和装業界そのものが既に死に体なので、若い、世襲ではない、自己資金がない、能動性や才能がない、そういう普通の人を生活させるほど業界に元気がないのです。

創作家として作品を制作しながら生活する、という特殊なケースではなく「産業」としては、人口の殆どを占めるそのような「能動的ではない人たち」でも生産的に働ける環境が必要なのですが、多くのいわゆる伝統工芸系はもう「産業」と呼べるほどの経済規模が無く、能動的ではない人まで生活させるだけの力が無いのです。

ある意味、手仕事の工芸系創作の世界に「出家する」勢いのある人、そういう人しか残れないので、むしろ、中途半端にどうにか生活出来るお給料を払って「手仕事をしてみたい」という意識レベルの人の業界滞在期間を長くさせてしまう方が、最終的にはその人の人生が立ち行かなくなる可能性が高くなる、ということになるのです。

それを避ける意味合いもあり、資質があって、やる気のある人のみを選別するために、厳し目のふるいにかける必要があります。これはもちろん、工房によって必要とするものが違いますので、Aの工房では向いていないけども、Bの工房ではジャストマッチ、ということがあります。

いわゆる職人仕事を覚えるのには、時間がかかります。

それが、現代、職業とするのがむづかしい大きな理由です。

私がいろいろな職人仕事の下っ端をやっていた時代(30〜25年ぐらい前ですかね)の職人の世界の教え方は非効率的だし、教えるスキルそのものが無かったし、仕事を下に丁寧に教えるということそのものに否定的だったので下が育ちにくかった、というのはその通りです。

後継者がいない、ということについて決定的な理由は二つあり

「その業界にお金が流れて来ないこと」

「その業界の仕事に尊敬がないこと」

です。

ようするにそれは【時代に必要とされなくなった】ということです。

そんな環境のなかで、伝統系の職人は生き延びなければならないので、今までのやり方のままでは無理ですよね。

それと、職人仕事の教え方については、丁稚的なやり方を全否定することは出来ません。

例えば「観て覚えろ」ということについては、マニュアルや技術だけでは説明出来ない「加減」というものが職人仕事には沢山あり、それを身につけるには、巧い人の仕事の全体を把握し、流れを捉える必要があります。

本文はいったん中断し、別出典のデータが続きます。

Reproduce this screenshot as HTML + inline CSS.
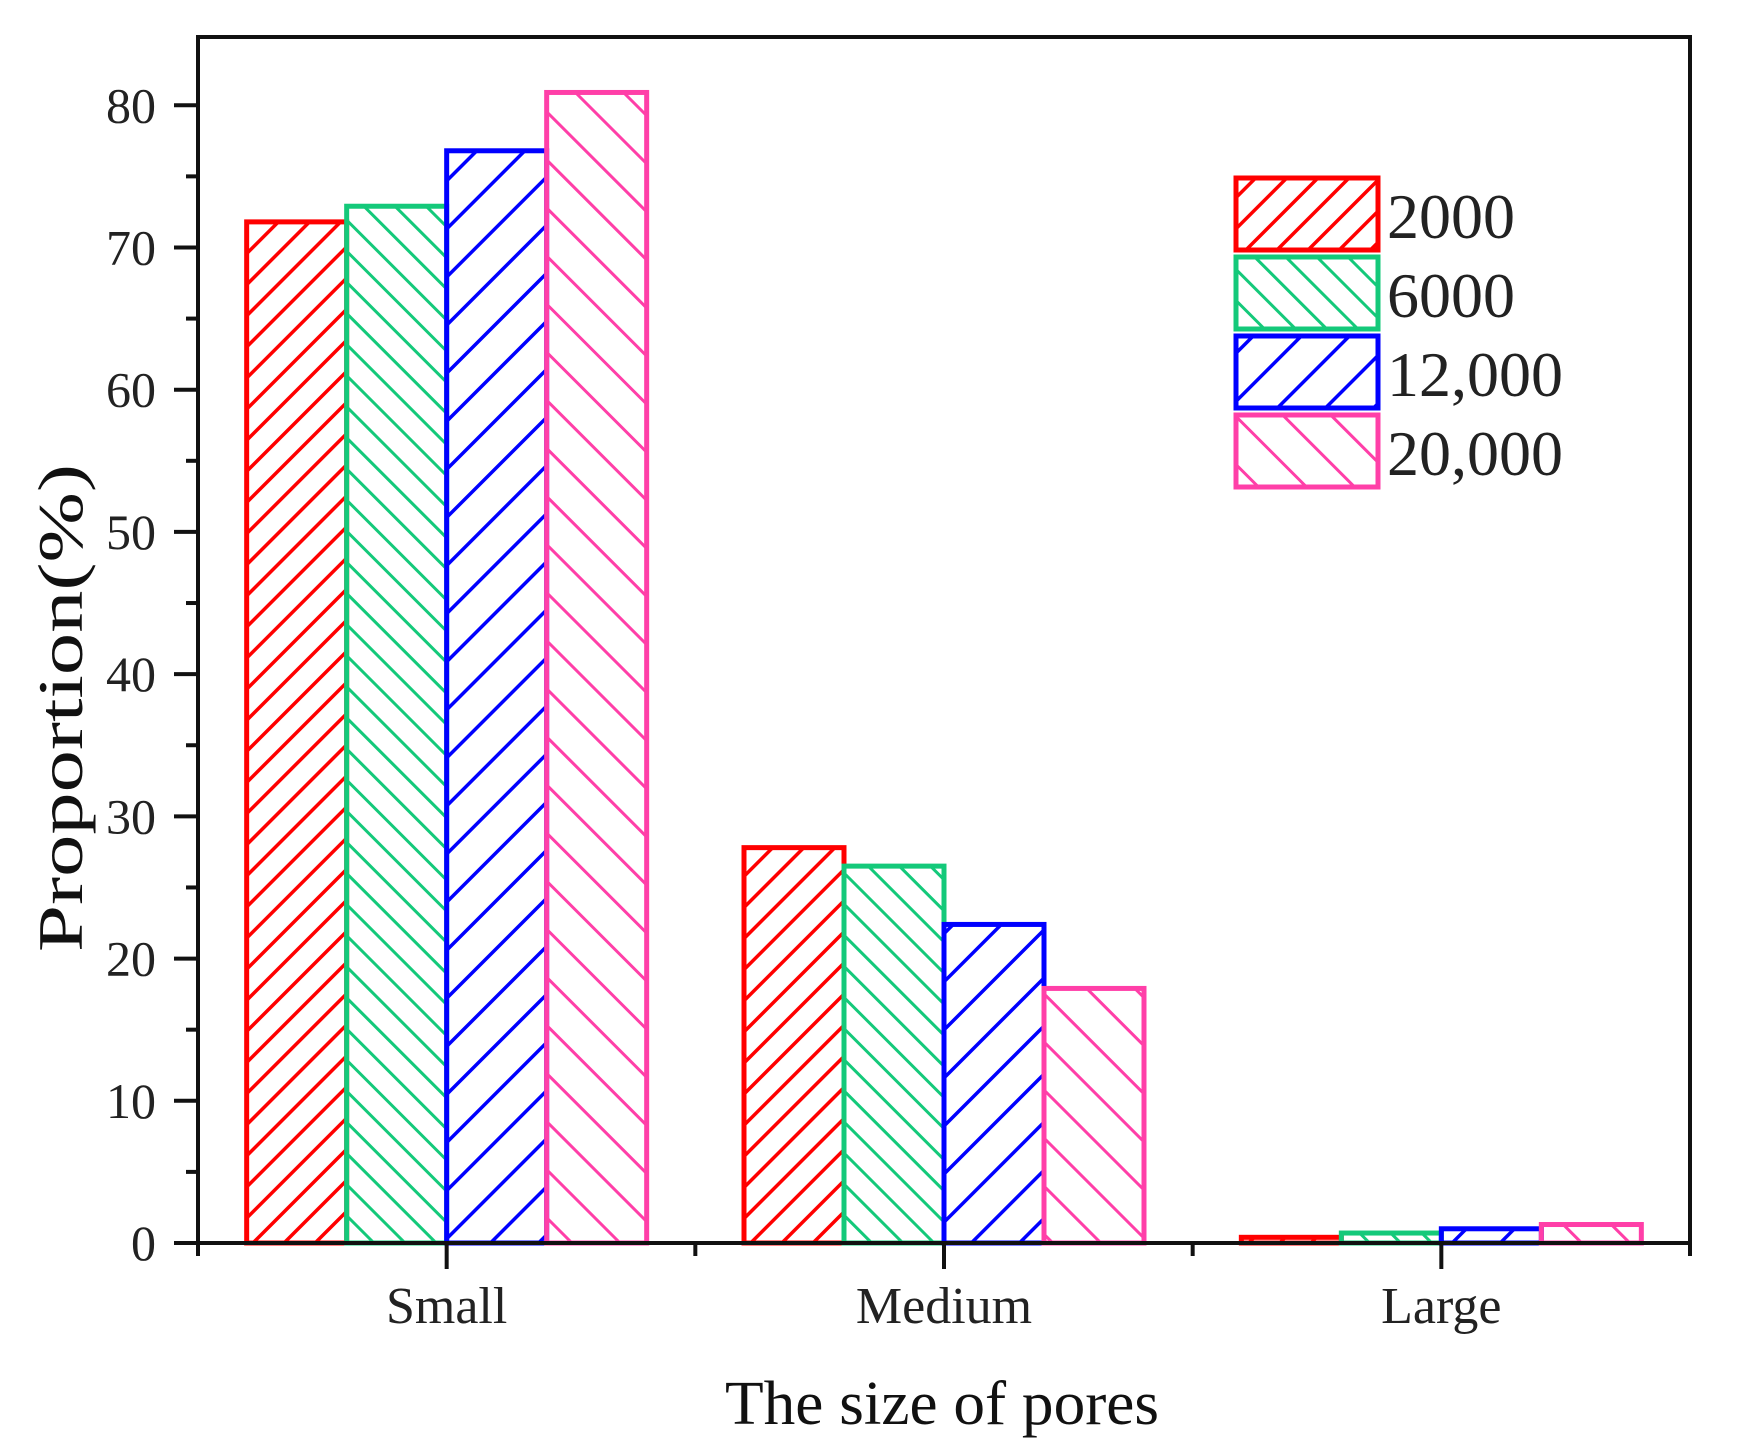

それはあらゆるパターンがあり、簡単に身に付くものではありません。膨大な「体験」が必要なのです。

また、技術は、体が自動的に動くように、反射的に、かつ的確に動けるようになるまで、長期間、反復練習をする必要があります。

それは、一級のプロスポーツ選手のようなレベルを求められるので、そこで向かない人は、現場から去らなければなりません。(下っ端の部分仕事の作業員ならそこまで必要はありません)

それと「観て覚える」というのは社会人なら最低限に必要な、日常的に当たり前のことなのですね。先輩がやっていること、師匠がやっていることにいつも注意を向けておく、というのは別に職人ではなくても社会人として当たり前の態度です。

それすら出来ない人が多いのが事実で、それは別に最近の若い子だから、ということではなく、どの世代でもどの年代でも殆どの人はそうなのです。

それは、職人の世界でなくとも一般の会社でも困っている問題だと思います。

ともかく、一流の職人になるための「加減」や「技術」を体と頭の芯に叩き込むには「365日24時間そういう環境にずっぽりといること」が3〜5年必要なのです。大学で学んだから出来るとか分かる、というタイプのものではなく、もっとスポーツ選手の取り組みに近いものです。

そういうわけで「丁稚システムを全否定は出来ない」というのは事実です。

それを全否定してしまえば、昔の高度に行き届いた職人芸を失います。

しかし、新しい時代になれば、それとはまた違う高度なものが産まれるとも言えます。昔の価値観とは違う、新しい価値観において高度に行き届いたものが産まれるでしょう。

が、人間のやること、人間に可能なことは大昔から現代においても根本的にはそう変わりは無いので、丁稚っぽいところは形を変えて残る気がします。